The Coasian solution may be unlikely to represent diverse groups of individuals equitably, as workers earn different wages, work different hours, have different preferences, etc. In such situations, the wage impact of any given MWP on native workers needs to be estimated in the sector affected. The government can simulate the government-worker-employer tripartite as if it were feasible to hold a Coasian negotiation between rational, self-interested actors through a control and command scheme.

Conclusion


Migrant workers are currently making a considerable contribution to world productivity; and this will only be enhanced if the resistance to migrant labor could be decreased at a systematic level. While there are concerns over native wage depression, security and sovereignty of host nations, without a fundamental shift in policies concerning migrant labor, the potential benefit of MWPs will probably be held hostage to continuing concerns for native workers. A reformation of the H-1B program is needed to create an open market for business and labor. The US Senate is considering legislation regarding raising the cap for IT workers, excepting foreign-born graduates to US universities from the H-1B visa cap and making H-1B portable and allowing visa holders to freely move between sponsoring employers. These kinds of reforms will help guarantee a more open market for migrant labor. There is a positive vision for creating a healthy market for immigration, where markets do what they are supposed to do by making migrant workers, employers and native workers better off than they were before.

 

Bibliography

 

Borjas, George J. (1995). "The Economic Benefits from Immigration." Journal of Economic Perspectives. Vol. 9, No. 2: 3-22.

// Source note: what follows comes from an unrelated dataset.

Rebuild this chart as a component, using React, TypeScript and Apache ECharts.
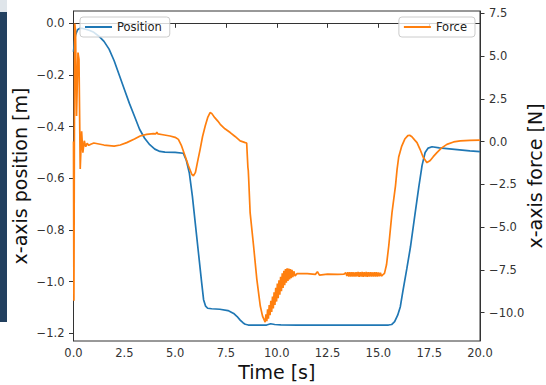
import React, { useEffect, useRef } from "react";
import * as echarts from "echarts";

// Position (left axis, metres)
const posTime = [0, 0.05, 0.1, 0.2, 0.3, 0.45, 0.6, 0.8, 1.0, 1.25, 1.5, 1.75, 2.0, 2.25, 2.5, 2.75, 3.0, 3.25, 3.5, 3.75, 4.0, 4.25, 4.5, 5.0, 5.4, 5.55, 5.7, 5.85, 6.0, 6.15, 6.3, 6.4, 6.5, 6.6, 6.8, 7.2, 7.6, 7.88, 8.05, 8.2, 8.35, 8.45, 8.6, 9.5, 9.7, 9.9, 10.2, 11.0, 13.0, 15.5, 15.65, 15.8, 15.95, 16.08, 16.2, 16.4, 16.58, 16.8, 16.99, 17.15, 17.3, 17.45, 17.64, 18.0, 18.5, 19.0, 19.5, 20.0];
const posValues = [-0.11, -0.07, -0.045, -0.025, -0.02, -0.02, -0.023, -0.028, -0.035, -0.05, -0.07, -0.1, -0.145, -0.2, -0.255, -0.31, -0.36, -0.41, -0.445, -0.47, -0.487, -0.496, -0.499, -0.5, -0.503, -0.53, -0.58, -0.67, -0.78, -0.89, -1.0, -1.07, -1.095, -1.103, -1.105, -1.107, -1.112, -1.123, -1.135, -1.149, -1.16, -1.165, -1.168, -1.168, -1.163, -1.166, -1.167, -1.168, -1.168, -1.168, -1.166, -1.155, -1.13, -1.097, -1.04, -0.95, -0.865, -0.74, -0.633, -0.55, -0.5, -0.483, -0.478, -0.482, -0.486, -0.49, -0.494, -0.497];

// Force (right axis, newtons)
const forceTime = [0, 0.02, 0.06, 0.1, 0.15, 0.22, 0.27, 0.33, 0.4, 0.46, 0.53, 0.6, 0.67, 0.75, 0.85, 1.0, 1.5, 2.0, 2.3, 2.62, 3.0, 3.28, 3.6, 3.93, 4.05, 4.1, 4.15, 4.4, 4.75, 5.0, 5.16, 5.3, 5.49, 5.65, 5.82, 5.9, 6.0, 6.1, 6.23, 6.35, 6.48, 6.6, 6.72, 6.8, 6.95, 7.1, 7.22, 7.45, 7.71, 7.95, 8.2, 8.45, 8.52, 8.55, 8.58, 8.6, 8.62, 8.69, 8.86, 9.02, 9.19, 9.3, 9.43, 9.47, 9.51, 9.55, 9.59, 9.63, 9.67, 9.71, 9.75, 9.79, 9.83, 9.87, 9.91, 9.95, 9.99, 10.03, 10.07, 10.11, 10.15, 10.19, 10.23, 10.27, 10.31, 10.35, 10.39, 10.43, 10.47, 10.51, 10.55, 10.59, 10.63, 10.67, 10.71, 10.75, 10.79, 10.84, 10.9, 11.0, 11.5, 11.9, 12.0, 12.1, 12.5, 13.0, 13.3, 13.4, 13.45, 13.5, 13.55, 13.6, 13.65, 13.7, 13.75, 13.8, 13.85, 13.9, 13.95, 14.0, 14.05, 14.1, 14.15, 14.2, 14.25, 14.3, 14.35, 14.4, 14.45, 14.5, 14.55, 14.6, 14.65, 14.7, 14.75, 14.8, 14.85, 14.9, 14.95, 15.0, 15.05, 15.1, 15.15, 15.2, 15.3, 15.4, 15.51, 15.67, 15.84, 15.92, 16.0, 16.15, 16.3, 16.45, 16.54, 16.65, 16.78, 16.9, 17.05, 17.2, 17.39, 17.55, 17.7, 17.88, 18.1, 18.37, 18.7, 19.03, 19.5, 20.0];
const forceValues = [0, -9.3, 6.9, 6.5, 1.5, 5.2, 4.8, -1.6, 0.6, -0.65, 0.05, -0.3, -0.1, -0.22, -0.15, -0.08, -0.2, -0.26, -0.2, -0.06, 0.15, 0.33, 0.42, 0.47, 0.45, 0.55, 0.45, 0.4, 0.33, 0.25, 0.13, -0.2, -0.84, -1.4, -1.91, -2.0, -1.8, -1.2, -0.45, 0.3, 0.91, 1.4, 1.7, 1.65, 1.4, 1.2, 1.01, 0.75, 0.53, 0.3, 0.04, -0.06, -0.08, -0.8, -1.5, -1.7, -2.2, -4.15, -6.1, -8.05, -9.61, -10.2, -10.55, -10.1, -10.5, -9.8, -10.35, -9.55, -10.15, -9.3, -9.95, -9.05, -9.75, -8.8, -9.55, -8.55, -9.35, -8.3, -9.15, -8.1, -8.95, -7.9, -8.75, -7.7, -8.55, -7.55, -8.4, -7.45, -8.25, -7.4, -8.15, -7.42, -8.05, -7.45, -7.98, -7.5, -7.92, -7.58, -7.85, -7.72, -7.72, -7.76, -7.6, -7.8, -7.74, -7.76, -7.75, -7.66, -7.86, -7.64, -7.88, -7.63, -7.89, -7.63, -7.88, -7.64, -7.89, -7.63, -7.88, -7.62, -7.9, -7.63, -7.89, -7.62, -7.9, -7.63, -7.89, -7.62, -7.9, -7.63, -7.89, -7.63, -7.88, -7.64, -7.89, -7.63, -7.88, -7.64, -7.88, -7.65, -7.87, -7.66, -7.86, -7.8, -7.7, -7.2, -6.1, -4.15, -2.6, -1.62, -0.9, -0.26, 0.15, 0.35, 0.37, 0.28, 0.1, -0.06, -0.45, -0.9, -1.23, -1.1, -0.88, -0.64, -0.38, -0.16, -0.02, 0.04, 0.07, 0.09];

const xTicks = [0, 2.5, 5, 7.5, 10, 12.5, 15, 17.5, 20];
const posTicks = [-1.2, -1.0, -0.8, -0.6, -0.4, -0.2, 0.0];
const forceTicks = [-10, -7.5, -5, -2.5, 0, 2.5, 5, 7.5];

const fmt = (v: number) => (v < 0 ? "\u2212" : "") + Math.abs(v).toFixed(1);

const FONT = "DejaVu Sans";
const AXIS = "#333";

export default function App() {
  const ref = useRef<HTMLDivElement>(null);
  useEffect(() => {
    if (!ref.current) return;
    const chart = echarts.init(ref.current, undefined, { renderer: "svg" });
    const posData = posTime.map((t, i) => [t, posValues[i]]);
    const forceData = forceTime.map((t, i) => [t, forceValues[i]]);
    const legendCommon = {
      top: 17,
      orient: "horizontal" as const,
      icon: "rect",
      itemWidth: 27,
      itemHeight: 2,
      padding: [4, 8, 4, 5],
      backgroundColor: "rgba(255,255,255,0.8)",
      borderColor: "#ccc",
      borderWidth: 1,
      borderRadius: 3,
      textStyle: { fontFamily: FONT, fontSize: 11.5, color: "#222" },
    };
    chart.setOption({
      animation: false,
      backgroundColor: "#fff",
      textStyle: { fontFamily: FONT },
      grid: {
        left: 73.5,
        right: 66,
        top: 11,
        bottom: 44,
        containLabel: false,
        outerBoundsMode: "none",
        show: true,
        borderColor: AXIS,
        borderWidth: 1,
        backgroundColor: "transparent",
      },
      legend: [
        { ...legendCommon, left: 80, data: ["Position"] },
        { ...legendCommon, right: 71, data: ["Force"] },
      ],
      xAxis: {
        type: "value",
        min: 0,
        max: 20,
        interval: 2.5,
        name: "Time [s]",
        nameLocation: "middle",
        nameGap: 21,
        nameMoveOverlap: false,
        nameTextStyle: { fontFamily: FONT, fontSize: 19, color: "#111" },
        axisLine: { lineStyle: { color: AXIS } },
        axisTick: { length: 4.5, lineStyle: { color: AXIS } },
        axisLabel: { fontFamily: FONT, fontSize: 11.5, color: "#333", margin: 6, formatter: (v: number) => fmt(v), customValues: xTicks },
        splitLine: { show: false },
      },
      yAxis: [
        {
          type: "value",
          position: "left",
          min: -1.2298,
          max: 0.0476,
          name: "x-axis position [m]",
          nameLocation: "middle",
          nameRotate: 90,
          nameGap: 44,
          nameMoveOverlap: false,
          nameTextStyle: { fontFamily: FONT, fontSize: 19, color: "#111" },
          axisLine: { show: true, lineStyle: { color: AXIS } },
          axisTick: { show: true, length: 4.5, lineStyle: { color: AXIS }, customValues: posTicks },
          axisLabel: { fontFamily: FONT, fontSize: 11.5, color: "#333", margin: 9, formatter: (v: number) => fmt(v), customValues: posTicks },
          splitLine: { show: false },
        },
        {
          type: "value",
          position: "right",
          min: -11.654,
          max: 7.634,
          name: "x-axis force [N]",
          nameLocation: "middle",
          nameRotate: 90,
          nameGap: 45,
          nameMoveOverlap: false,
          nameTextStyle: { fontFamily: FONT, fontSize: 19, color: "#111" },
          axisLine: { show: true, lineStyle: { color: AXIS } },
          axisTick: { show: true, length: 4.5, lineStyle: { color: AXIS }, customValues: forceTicks },
          axisLabel: { fontFamily: FONT, fontSize: 11.5, color: "#333", margin: 9, formatter: (v: number) => fmt(v), customValues: forceTicks },
          splitLine: { show: false },
        },
      ],
      series: [
        {
          name: "Position",
          type: "line",
          yAxisIndex: 0,
          data: posData,
          showSymbol: false,
          symbol: "none",
          color: "#1f77b4",
          lineStyle: { width: 1.7, color: "#1f77b4" },
        },
        {
          name: "Force",
          type: "line",
          yAxisIndex: 1,
          data: forceData,
          showSymbol: false,
          symbol: "none",
          color: "#ff7f0e",
          lineStyle: { width: 1.7, color: "#ff7f0e" },
        },
      ],
      graphic: [
        { type: "rect", left: 0, top: 0, shape: { width: 7, height: 12 }, style: { fill: "#dfe5ea" }, silent: true },
        { type: "rect", left: 0, top: 12, shape: { width: 7, height: 310 }, style: { fill: "#22405f" }, silent: true },
      ],
    });
    return () => chart.dispose();
  }, []);
  return <div ref={ref} style={{ position: "fixed", left: 0, top: 0, width: 546, height: 385 }} />;
}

Coase, Ronald H (1960). "The Problem of Social Cost." Journal of Law and Economics. Vol. 3: 1-44.

Espenshade, Thomas J. (2001). "High-End Immigrants and the Shortage of Skilled Labor." Population Research and Policy Review v20, n1-2 (April 2001): 135-141.

Espenshade, T. J. Usdansky, M. L. & Chung, C. Y. (2001). "Employment and Earnings of Foreign-Born Scientists and Engineers." Population Research and Policy Review. 20: 81-105.

Weinstein, Eric (2002). "Migration for the Benefit of All: Towards a New Paradigm for Economic Immigration." International Labour Review v141, n3 (2002): 225-252.

Watts, Julie R. (2001). "The H-1B visa: Free Market Solutions for Business and Labor." Population Research and Policy Review v20, n1-2 (April 2001): 143-156.